Even the lawyer in the story knows this without a second thought. So, no, I don’t think the point of this parable is for us to be a do-gooders.

Instead, when Jesus tells the lawyer to go and do likewise, he is asking the lawyer to go and imitate the Samaritan, his cultural enemy. He is asking the educated lawyer to sit at the feet of the Other in order to learn the way of salvation. He is asking this myopic man to see the people he despises most are the very people who hold for him the key to eternal life.

“Teacher, what must I do to inherit eternal life?” the lawyer asks.

“See your enemy as your teacher,” Jesus replies through this parable.

Jesus doesn’t want us to be the Good Samaritans. Rather, Jesus wants us to know who the Samaritans are in our own lives. Then, he asks us to do the hard work of seeing them as humans not as Others, as teachers not as our students, as the heroes who offer us salvation rather than the victims who need our saving help.

How horrifying must it have been for the studied lawyer to have no choice but to admit that the dog — the Samaritan — was the answer both to Jesus’ question and to his own original question about his own salvation. Notice, the man cannot even bring himself to utter that distasteful word “Samaritan,” preferring instead to hold his nose and say, “the one who showed him mercy.”

He had begun by addressing Jesus as the teacher. Jesus redirected the lawyer to his enemy as his true teacher, that is, if the man honestly wanted to learn what it meant to live an eternal life. But the lawyer could not even bring himself to acknowledge the one who showed mercy was indeed a Samaritan.

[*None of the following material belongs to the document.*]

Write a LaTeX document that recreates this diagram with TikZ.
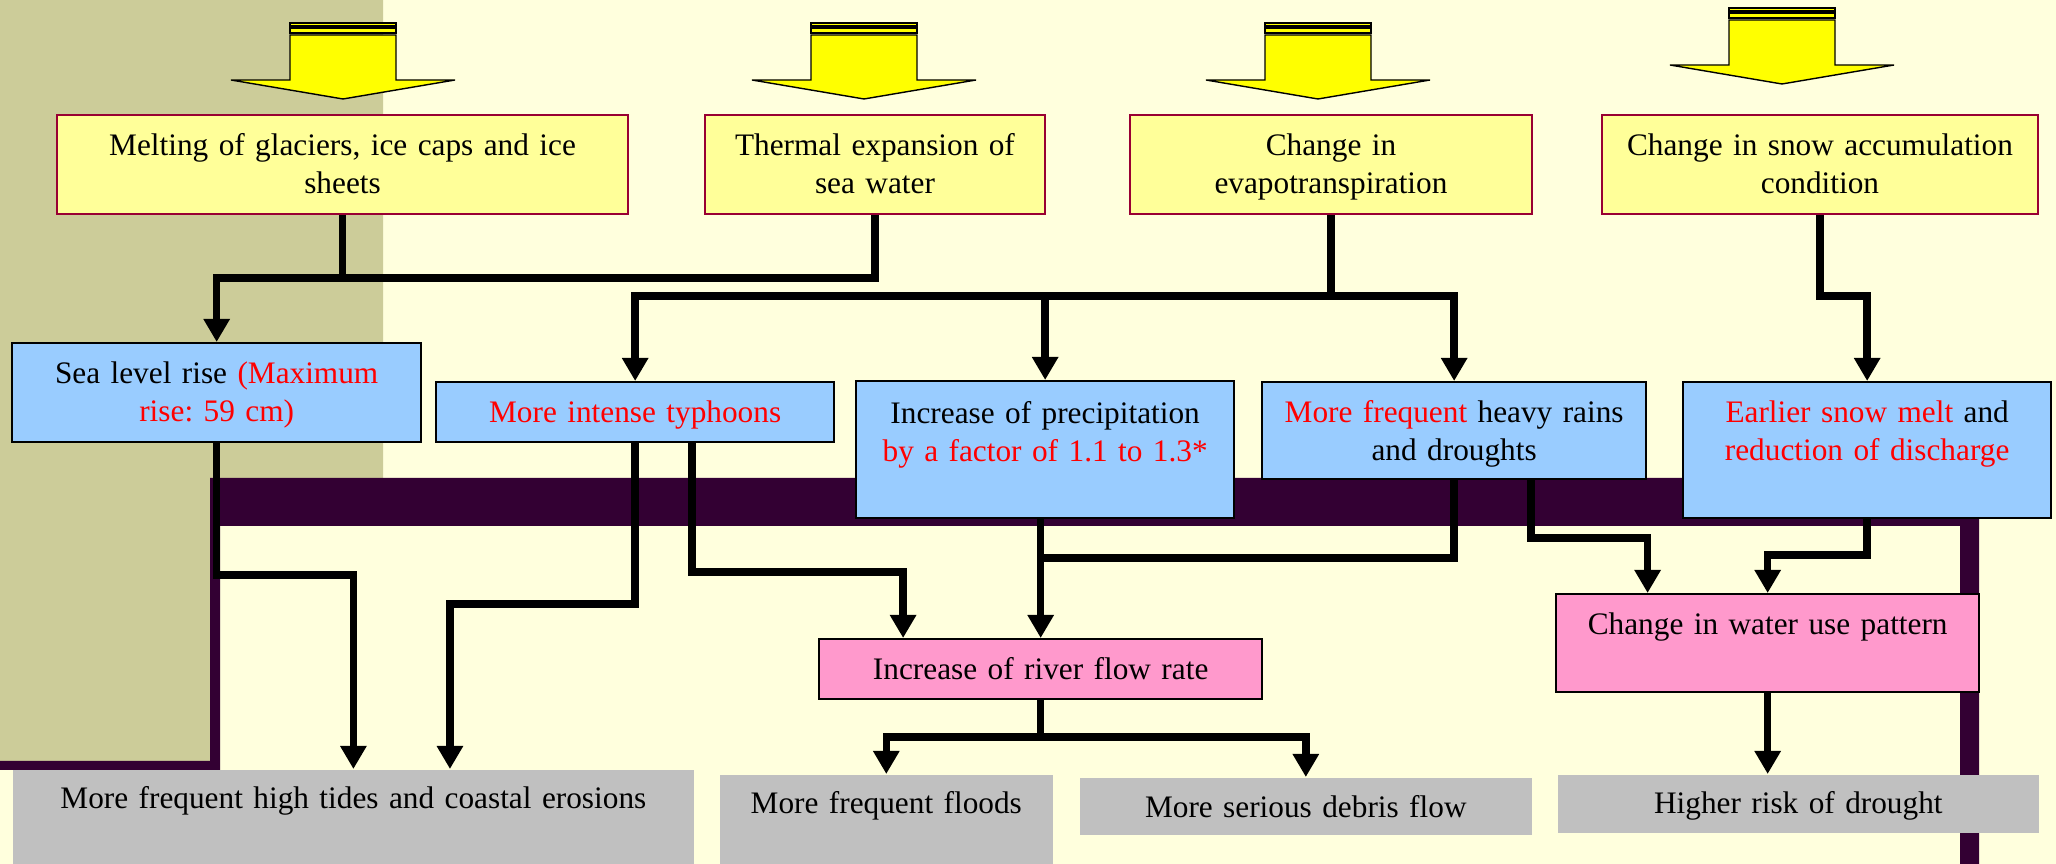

Now, we all have our own cultural enemies, and we all have our derogatory names for them. They are slurs based on race, on sexuality, on class, on political preference (and progressives, let’s not forget our favorites like “redneck” and “right-wing nut job”). The parable of the Samaritan asks us to confess first that we have these cultural enemies — be it an undocumented immigrant, a gay person, a poor person, a rural gun rights-advocate, or a staunch Republican. Then, it asks us to see that our salvation lies in loving these enemies enough to be willing to learn something from them.

The problem is we don’t want to learn from our enemies. We don’t want them to be our teachers. Because, if we are willing to learn from them, if we are willing to take the time to listen to their stories, then it will become difficult to demonize them, to blame them for all that ails our country and our own lives, to rage at them from afar. Someone like the Rev. Will D. Campbell knew this, and it’s why he, while not equating the two, preached against the oppression of blacks in the United States as well as the oppression of poor whites by similar forces.

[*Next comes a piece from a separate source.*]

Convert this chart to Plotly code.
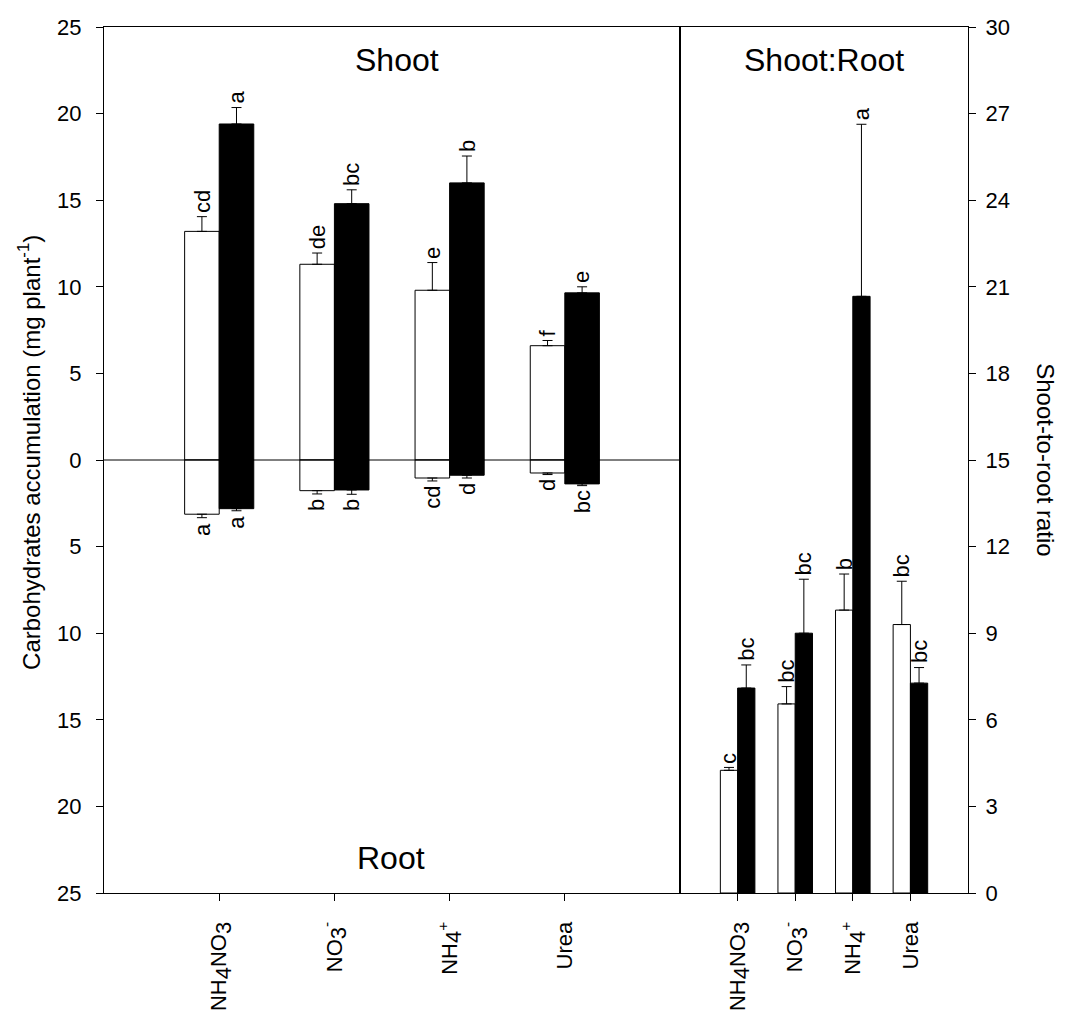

But then, what in the world will we do with our own and our world’s woundedness when we have no one to blame for them?

Perhaps at that moment, we will find ourselves in this story.

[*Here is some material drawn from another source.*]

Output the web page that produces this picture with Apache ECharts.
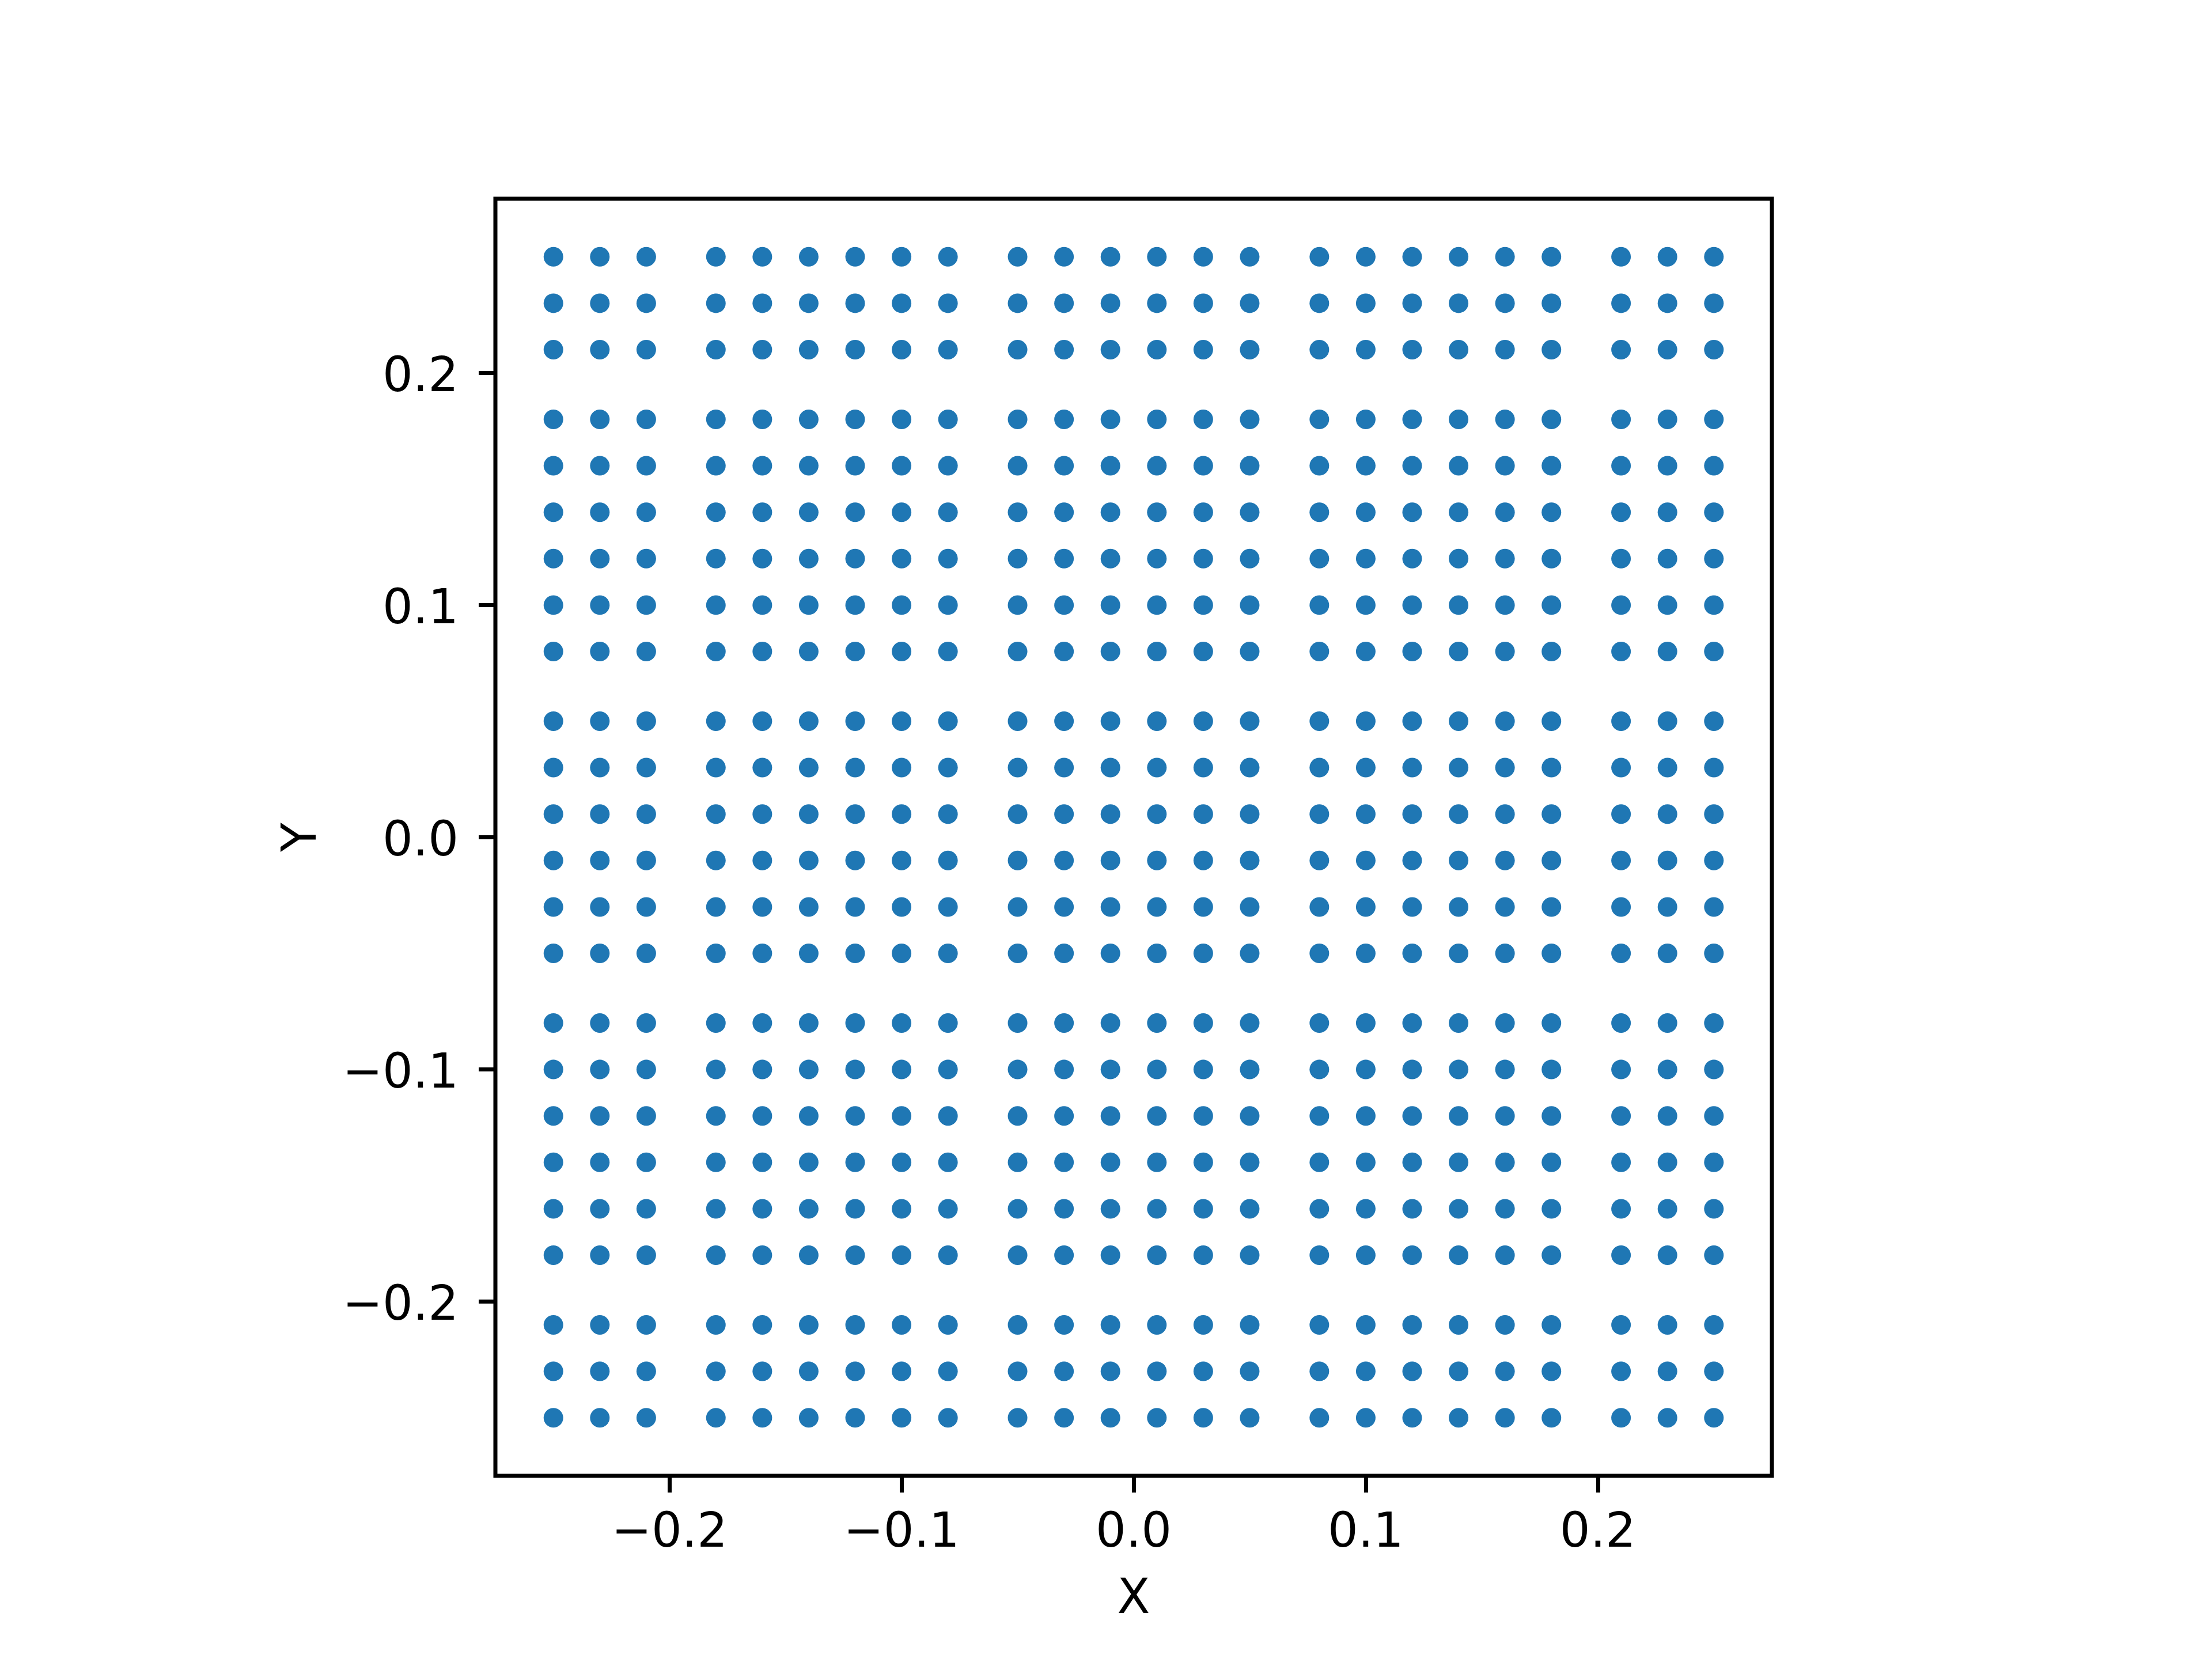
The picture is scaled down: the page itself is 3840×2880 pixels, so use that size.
<!DOCTYPE html>
<html>
<head>
<meta charset="utf-8">
<script src="https://cdn.jsdelivr.net/npm/echarts@6/dist/echarts.min.js"></script>
<style>
  html, body { margin: 0; padding: 0; background: #fff; }
  #chart { width: 3840px; height: 2880px; }
</style>
</head>
<body>
<div id="chart"></div>
<script>
// grid positions
var xValues = [-0.25, -0.23, -0.21, -0.18, -0.16, -0.14, -0.12, -0.10, -0.08,
  -0.05, -0.03, -0.01, 0.01, 0.03, 0.05, 0.08, 0.10, 0.12, 0.14, 0.16, 0.18,
  0.21, 0.23, 0.25];
var yValues = [-0.25, -0.23, -0.21, -0.18, -0.16, -0.14, -0.12, -0.10, -0.08,
  -0.05, -0.03, -0.01, 0.01, 0.03, 0.05, 0.08, 0.10, 0.12, 0.14, 0.16, 0.18,
  0.21, 0.23, 0.25];
var xTicks = [-0.2, -0.1, 0.0, 0.1, 0.2];
var yTicks = [-0.2, -0.1, 0.0, 0.1, 0.2];

var points = [];
xValues.forEach(function (x) {
  yValues.forEach(function (y) {
    points.push([x, y]);
  });
});

function fmt(v) {
  var s = Math.abs(v).toFixed(1);
  return v < -1e-9 ? "\u2212" + s : s;
}

var font = "DejaVu Sans";
var chart = echarts.init(document.getElementById("chart"));
var option = {
  animation: false,
  backgroundColor: "#fff",
  grid: {
    left: 860,
    right: 764,
    top: 345,
    bottom: 318,
    show: true,
    borderColor: "#000",
    borderWidth: 7,
    backgroundColor: "transparent",
  },
  xAxis: {
    type: "value",
    min: -0.275,
    max: 0.275,
    name: "X",
    nameLocation: "middle",
    nameGap: 175,
    nameTextStyle: { fontFamily: font, fontSize: 83, color: "#000" },
    axisLine: { show: false, onZero: false },
    splitLine: { show: false },
    axisTick: {
      show: true,
      customValues: xTicks,
      length: 29,
      lineStyle: { color: "#000", width: 7 },
    },
    axisLabel: {
      customValues: xTicks,
      formatter: fmt,
      margin: 60,
      fontFamily: font,
      fontSize: 83,
      color: "#000",
    },
  },
  yAxis: {
    type: "value",
    min: -0.275,
    max: 0.275,
    name: "Y",
    nameLocation: "middle",
    nameGap: 292,
    nameRotate: 90,
    nameTextStyle: { fontFamily: font, fontSize: 83, color: "#000" },
    axisLine: { show: false, onZero: false },
    splitLine: { show: false },
    axisTick: {
      show: true,
      customValues: yTicks,
      length: 29,
      lineStyle: { color: "#000", width: 7 },
    },
    axisLabel: {
      customValues: yTicks,
      formatter: function (v) {
        return "{t|" + fmt(v) + "}";
      },
      margin: 64,
      rich: {
        t: {
          fontFamily: font,
          fontSize: 83,
          color: "#000",
          padding: [20, 0, 0, 0],
        },
      },
    },
  },
  series: [
    {
      type: "scatter",
      data: points,
      symbol: "circle",
      symbolSize: 34,
      itemStyle: { color: "#1f77b4", opacity: 1 },
    },
  ],
};
chart.setOption(option);
</script>
</body>
</html>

As the world’s wealthy and powerful, we also assume we are the world’s teachers and saviors. We believe this parable wants us to condescend to the broken and poor in order to save them. We believe we are the Samaritans and that their salvation lies with us. It is a troubling assumption of the privileged.

Of course, it is equally dangerous to assume that our cultural enemies are our saviors only and that we rely on them to be our teachers. It takes the caricature and simply reverses it. It is a troubling assumption of the well-meaning privileged.

We are each the beaten one on the roadside, in need of salvation from our enemies.

We are each the Samaritan, with the power to save our enemies by loving them.

In other words, this parable asks us to do the unthinkable.

It asks us to heal and to be healed by our enemies, our neighbors, our sisters and brothers.

It asks us to live an eternal life today.

It asks us to live on earth as it is in heaven.